## Information provided:
## START
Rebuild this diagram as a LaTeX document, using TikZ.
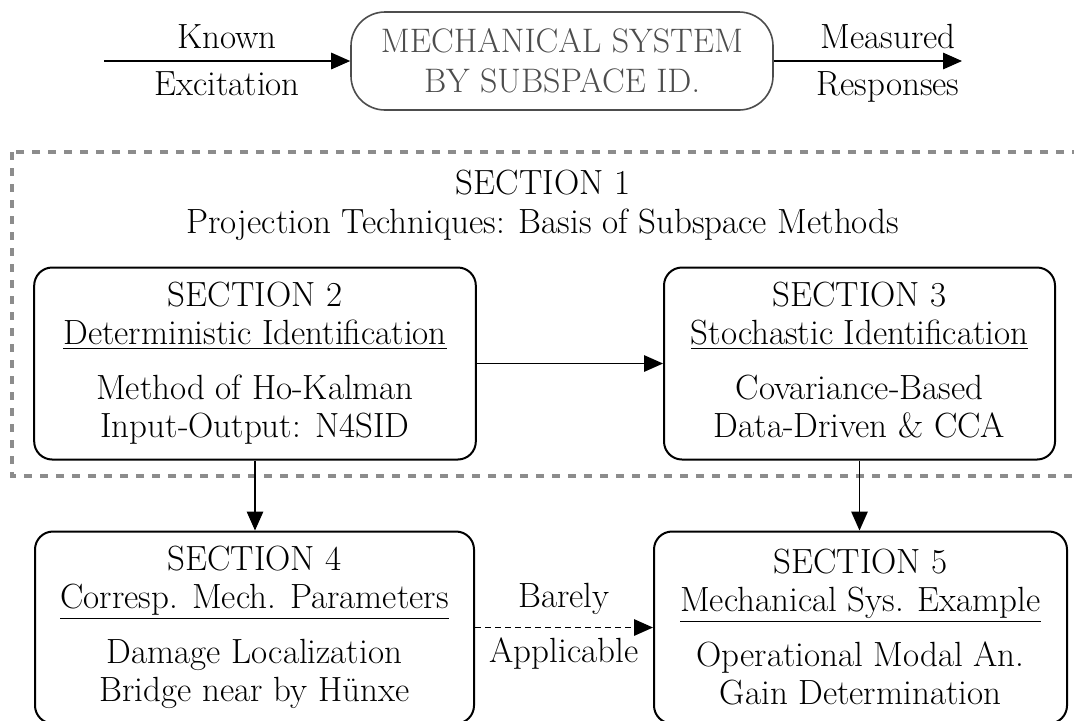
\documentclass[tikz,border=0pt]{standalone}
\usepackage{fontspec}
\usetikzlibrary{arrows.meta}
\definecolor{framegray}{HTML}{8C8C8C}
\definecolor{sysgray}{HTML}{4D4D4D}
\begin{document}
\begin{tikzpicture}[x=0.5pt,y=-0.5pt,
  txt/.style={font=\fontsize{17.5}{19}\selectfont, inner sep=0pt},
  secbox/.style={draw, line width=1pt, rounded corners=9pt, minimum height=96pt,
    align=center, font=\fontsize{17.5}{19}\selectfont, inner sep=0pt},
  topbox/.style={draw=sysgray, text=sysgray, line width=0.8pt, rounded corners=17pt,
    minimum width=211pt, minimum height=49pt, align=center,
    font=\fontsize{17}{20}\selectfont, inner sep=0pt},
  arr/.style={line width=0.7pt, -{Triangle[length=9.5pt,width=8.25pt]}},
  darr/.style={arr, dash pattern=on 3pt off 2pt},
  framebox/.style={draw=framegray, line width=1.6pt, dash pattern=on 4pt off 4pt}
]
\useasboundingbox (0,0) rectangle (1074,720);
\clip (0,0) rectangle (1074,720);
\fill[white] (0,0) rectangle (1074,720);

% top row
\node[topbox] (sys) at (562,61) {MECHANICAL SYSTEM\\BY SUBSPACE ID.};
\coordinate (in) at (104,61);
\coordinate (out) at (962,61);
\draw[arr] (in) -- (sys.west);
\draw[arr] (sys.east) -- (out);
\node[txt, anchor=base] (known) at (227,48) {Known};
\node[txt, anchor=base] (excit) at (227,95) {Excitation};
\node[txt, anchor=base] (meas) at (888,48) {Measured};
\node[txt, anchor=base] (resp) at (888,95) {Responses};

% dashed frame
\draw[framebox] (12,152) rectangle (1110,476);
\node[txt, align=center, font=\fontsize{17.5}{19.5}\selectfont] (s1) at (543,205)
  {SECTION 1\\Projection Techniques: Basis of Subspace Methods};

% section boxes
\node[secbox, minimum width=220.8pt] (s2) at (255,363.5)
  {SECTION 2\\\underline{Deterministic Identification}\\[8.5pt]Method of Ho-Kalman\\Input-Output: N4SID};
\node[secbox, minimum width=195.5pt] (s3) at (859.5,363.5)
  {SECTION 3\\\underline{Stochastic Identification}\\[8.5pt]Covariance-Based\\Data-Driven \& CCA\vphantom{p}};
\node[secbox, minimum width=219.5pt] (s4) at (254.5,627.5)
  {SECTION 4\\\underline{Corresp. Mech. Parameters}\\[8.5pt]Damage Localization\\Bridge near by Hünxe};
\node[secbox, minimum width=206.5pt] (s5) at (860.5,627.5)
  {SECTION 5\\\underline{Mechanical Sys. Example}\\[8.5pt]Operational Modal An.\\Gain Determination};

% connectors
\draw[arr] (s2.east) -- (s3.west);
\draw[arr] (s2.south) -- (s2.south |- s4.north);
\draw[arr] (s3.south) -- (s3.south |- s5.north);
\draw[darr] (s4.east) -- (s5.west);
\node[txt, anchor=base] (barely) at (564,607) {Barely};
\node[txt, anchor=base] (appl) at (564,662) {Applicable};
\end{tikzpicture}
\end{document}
## END
Copy out the listing exactly as it stands, but not the pictures.

Rebuild this diagram as a LaTeX document, using TikZ.
\documentclass[tikz,border=0pt]{standalone}
\usepackage{fontspec}
\usetikzlibrary{arrows.meta}
\definecolor{framegray}{HTML}{8C8C8C}
\definecolor{sysgray}{HTML}{4D4D4D}
\begin{document}
\begin{tikzpicture}[x=0.5pt,y=-0.5pt,
  txt/.style={font=\fontsize{17.5}{19}\selectfont, inner sep=0pt},
  secbox/.style={draw, line width=1pt, rounded corners=9pt, minimum height=96pt,
    align=center, font=\fontsize{17.5}{19}\selectfont, inner sep=0pt},
  topbox/.style={draw=sysgray, text=sysgray, line width=0.8pt, rounded corners=17pt,
    minimum width=211pt, minimum height=49pt, align=center,
    font=\fontsize{17}{20}\selectfont, inner sep=0pt},
  arr/.style={line width=0.7pt, -{Triangle[length=9.5pt,width=8.25pt]}},
  darr/.style={arr, dash pattern=on 3pt off 2pt},
  framebox/.style={draw=framegray, line width=1.6pt, dash pattern=on 4pt off 4pt}
]
\useasboundingbox (0,0) rectangle (1074,720);
\clip (0,0) rectangle (1074,720);
\fill[white] (0,0) rectangle (1074,720);

% top row
\node[topbox] (sys) at (562,61) {MECHANICAL SYSTEM\\BY SUBSPACE ID.};
\coordinate (in) at (104,61);
\coordinate (out) at (962,61);
\draw[arr] (in) -- (sys.west);
\draw[arr] (sys.east) -- (out);
\node[txt, anchor=base] (known) at (227,48) {Known};
\node[txt, anchor=base] (excit) at (227,95) {Excitation};
\node[txt, anchor=base] (meas) at (888,48) {Measured};
\node[txt, anchor=base] (resp) at (888,95) {Responses};

% dashed frame
\draw[framebox] (12,152) rectangle (1110,476);
\node[txt, align=center, font=\fontsize{17.5}{19.5}\selectfont] (s1) at (543,205)
  {SECTION 1\\Projection Techniques: Basis of Subspace Methods};

% section boxes
\node[secbox, minimum width=220.8pt] (s2) at (255,363.5)
  {SECTION 2\\\underline{Deterministic Identification}\\[8.5pt]Method of Ho-Kalman\\Input-Output: N4SID};
\node[secbox, minimum width=195.5pt] (s3) at (859.5,363.5)
  {SECTION 3\\\underline{Stochastic Identification}\\[8.5pt]Covariance-Based\\Data-Driven \& CCA\vphantom{p}};
\node[secbox, minimum width=219.5pt] (s4) at (254.5,627.5)
  {SECTION 4\\\underline{Corresp. Mech. Parameters}\\[8.5pt]Damage Localization\\Bridge near by Hünxe};
\node[secbox, minimum width=206.5pt] (s5) at (860.5,627.5)
  {SECTION 5\\\underline{Mechanical Sys. Example}\\[8.5pt]Operational Modal An.\\Gain Determination};

% connectors
\draw[arr] (s2.east) -- (s3.west);
\draw[arr] (s2.south) -- (s2.south |- s4.north);
\draw[arr] (s3.south) -- (s3.south |- s5.north);
\draw[darr] (s4.east) -- (s5.west);
\node[txt, anchor=base] (barely) at (564,607) {Barely};
\node[txt, anchor=base] (appl) at (564,662) {Applicable};
\end{tikzpicture}
\end{document}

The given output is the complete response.